We let him cry himself out.  Some of us join him just a little, just a tremble of a tear on the lids, a slight catch in the throat, all the mourning that we can afford, for too many dead, too many to die tomorrow, just barely letting the pressure off, telling ourselves that it's all for a rich man's half-willing mistress.  Then Master Barrahab stares owlishly up into Chaska's eyes, and his voice comes thick, as though the last of the liquor hits his blood, though he enunciates slowly and clearly.  "I'd ask you to put me to bed, my sweet, but I fear I would be no use to you tonight.  Ring the blue-enameled bell over there, will you please?   Ah, there's a dear girl! My people will know what to do."
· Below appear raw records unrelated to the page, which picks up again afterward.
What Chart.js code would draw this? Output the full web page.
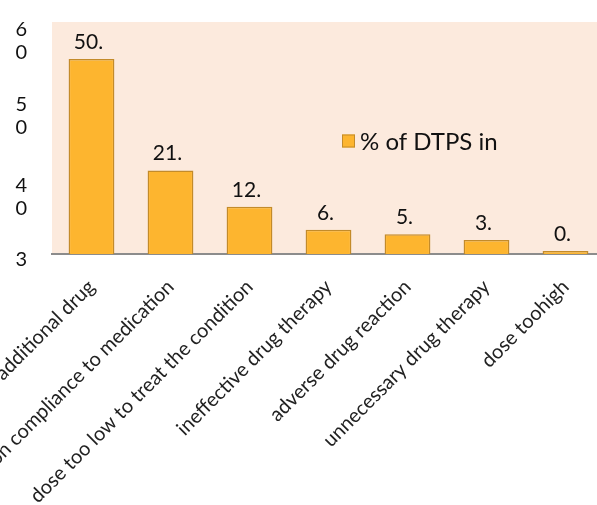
<!DOCTYPE html>
<html>
<head>
<meta charset="utf-8">
<script src="https://cdn.jsdelivr.net/npm/chart.js@4.4.1/dist/chart.umd.min.js"></script>
<style>
  html, body { margin: 0; padding: 0; background: #fff; overflow: hidden; }
  #chart { display: block; }
</style>
</head>
<body>
<canvas id="chart" width="605" height="505"></canvas>
<script>
const categories = [
  "need for additional drug",
  "non compliance to medication",
  "dose too low to treat the condition",
  "ineffective drug therapy",
  "adverse drug reaction",
  "unnecessary drug therapy",
  "dose toohigh",
];
const seriesName = "% of DTPS in";
const dtpsPercent = [50.4, 21.6, 12.2, 6.3, 5.1, 3.6, 0.8];

// the y axis labels in the picture are broken up and unevenly placed
const yTickValues = [55.1, 35.7, 14.7, -1.4];
const yTickLabels = [["6", "0"], ["5", "0"], ["4", "0"], "3"];

const barFill = "#FDB52F";
const barBorder = "#C38B2A";
const plotBg = "#FCEADD";
const fontName = "Lato, 'Noto Sans', sans-serif";

const plotBackground = {
  id: "plotBackground",
  beforeDraw(chart) {
    const { ctx, chartArea } = chart;
    ctx.save();
    ctx.fillStyle = plotBg;
    ctx.fillRect(chartArea.left, chartArea.top, chartArea.right - chartArea.left, chartArea.bottom - chartArea.top);
    ctx.restore();
  }
};

const barValues = {
  id: "barValues",
  afterDatasetsDraw(chart) {
    const { ctx } = chart;
    const meta = chart.getDatasetMeta(0);
    ctx.save();
    ctx.font = "21px " + fontName;
    ctx.fillStyle = "#111";
    ctx.textAlign = "center";
    ctx.textBaseline = "alphabetic";
    meta.data.forEach((bar, i) => {
      const text = Math.trunc(dtpsPercent[i]) + ".";
      ctx.fillText(text, bar.x - 3, bar.y - 10);
    });
    ctx.restore();
  }
};

const insideLegend = {
  id: "insideLegend",
  afterDraw(chart) {
    const { ctx, chartArea } = chart;
    const x = chartArea.left + 290;
    const y = 141;
    ctx.save();
    ctx.fillStyle = barFill;
    ctx.strokeStyle = barBorder;
    ctx.lineWidth = 1;
    ctx.fillRect(x, y - 6.5, 13, 13);
    ctx.strokeRect(x + 0.5, y - 6, 12, 12);
    ctx.font = "24px " + fontName;
    ctx.fillStyle = "#111";
    ctx.textAlign = "left";
    ctx.textBaseline = "middle";
    ctx.fillText(chart.data.datasets[0].label, x + 18, y + 1);
    ctx.restore();
  }
};

new Chart(document.getElementById("chart"), {
  type: "bar",
  data: {
    labels: categories,
    datasets: [{
      label: seriesName,
      data: dtpsPercent,
      backgroundColor: barFill,
      borderColor: barBorder,
      borderWidth: 1.5,
      categoryPercentage: 1,
      barPercentage: 0.58,
    }]
  },
  options: {
    responsive: false,
    animation: false,
    devicePixelRatio: 1,
    layout: { padding: { top: 22, left: 0, right: 0, bottom: 0 } },
    plugins: {
      legend: { display: false },
      tooltip: { enabled: false },
    },
    scales: {
      x: {
        grid: { display: false },
        border: { display: true, color: "#8C8C8C", width: 2 },
        ticks: {
          color: "#222",
          font: { family: fontName, size: 20 },
          maxRotation: 45,
          minRotation: 45,
          autoSkip: false,
          padding: 13,
        },
        afterFit(scale) {
          scale.height = 251;
          scale.paddingLeft = 0;
          scale.paddingRight = 0;
        }
      },
      y: {
        min: 0,
        max: 60,
        grid: { display: false, drawTicks: false },
        border: { display: false },
        afterBuildTicks(scale) {
          scale.ticks = yTickValues.map((v) => ({ value: v }));
        },
        ticks: {
          color: "#111",
          font: { family: fontName, size: 20, lineHeight: 1.15 },
          padding: 25,
          autoSkip: false,
          callback: (value, index) => yTickLabels[index],
        },
        afterFit(scale) {
          scale.width = 52;
          scale.paddingTop = 0;
          scale.paddingBottom = 0;
        }
      }
    }
  },
  plugins: [plotBackground, barValues, insideLegend]
});
</script>
</body>
</html>
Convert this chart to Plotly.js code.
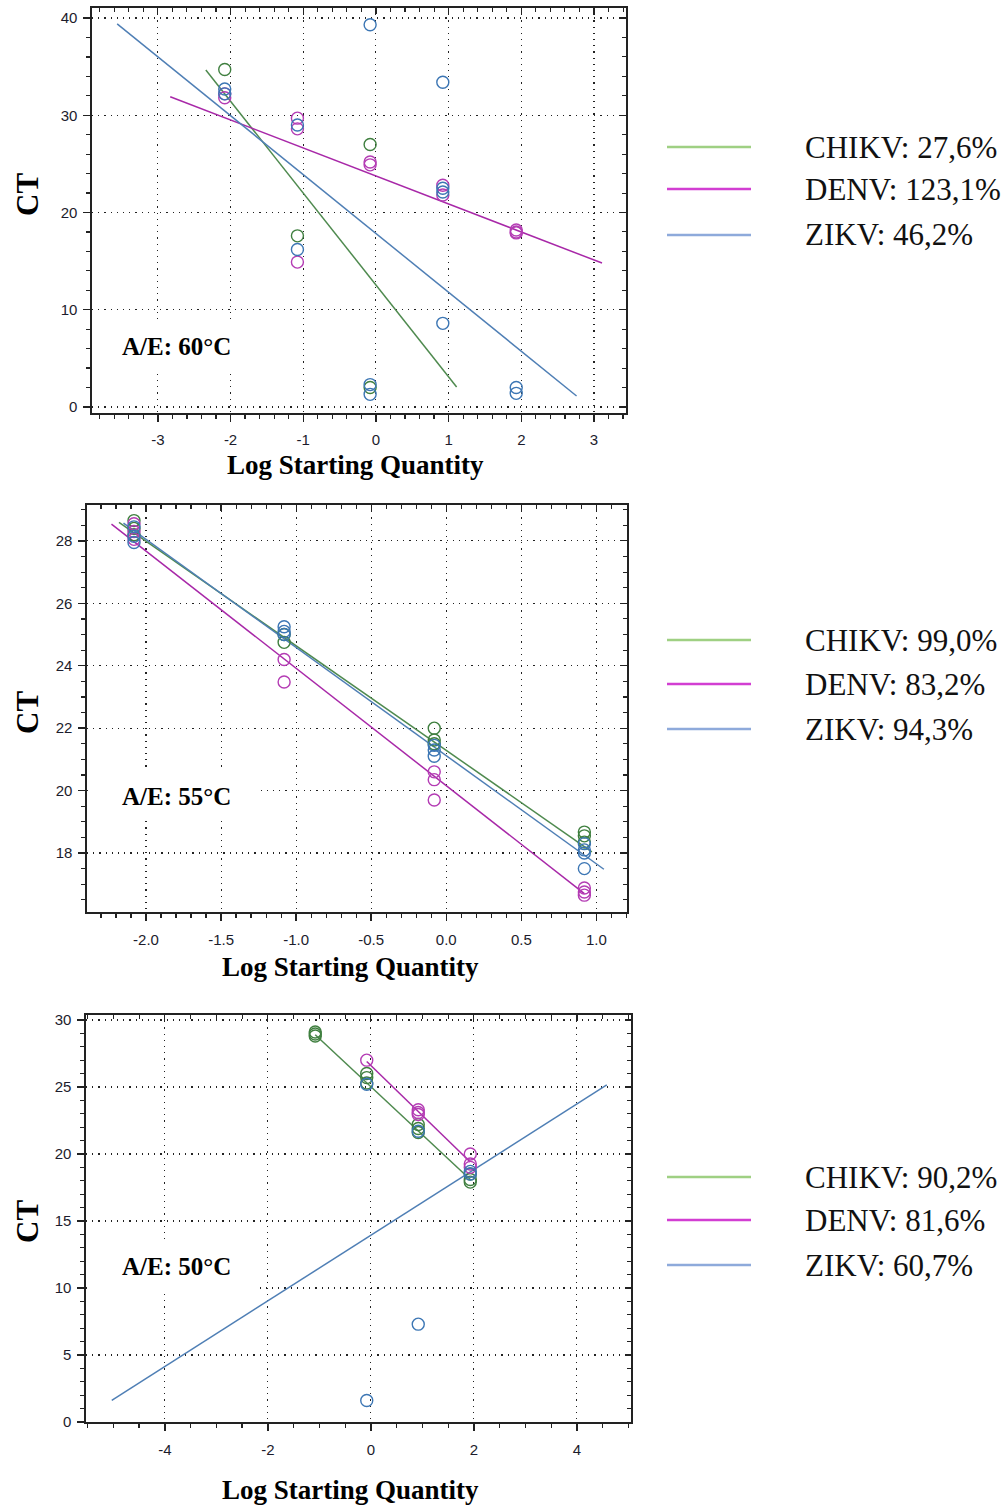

It doesn't take long for a husky butler to come in and pick up the Lord of the Manor like a baby, carrying him off.  Right behind him comes the maid who first let us in.  Silently she gestures us to follow her back to the servant's door.  On the way out of that chamber I see what our host stared at past my shoulder: a hand-crocheted doily of homespun llama-wool, simple in pattern like many an adornment that I have seen on the clothing of the poor.  A similar pattern edges a homemade handkerchief that I still carry, though not precisely the same; each hand makes a little variation.  Not at all like what the rich buy for themselves, however.

The corridor out seems long and dark, and night now lies beyond the door.  I didn't think that I had that much sherry, but I admit that my feet do feel a little bit distant from my head.  Still, I register the maid's wink and the knowing glance that follows, and I nod to it, and we understand each other.  The servant network will get the word to Cyran, drop-points and everything.  All I have to do is put a face on the revolution–a scary, charismatic face in more places than Cyran can go all by hirself.

 She lets us out the way we came in, into a world sparking with starlight and cricket-song and the tingle in our veins.  No hospitality-bureau awaits by the back door, yet against the wall outside we find our packs stuffed full of every kind of provision, and our waterskins and bandoliers have magically refilled.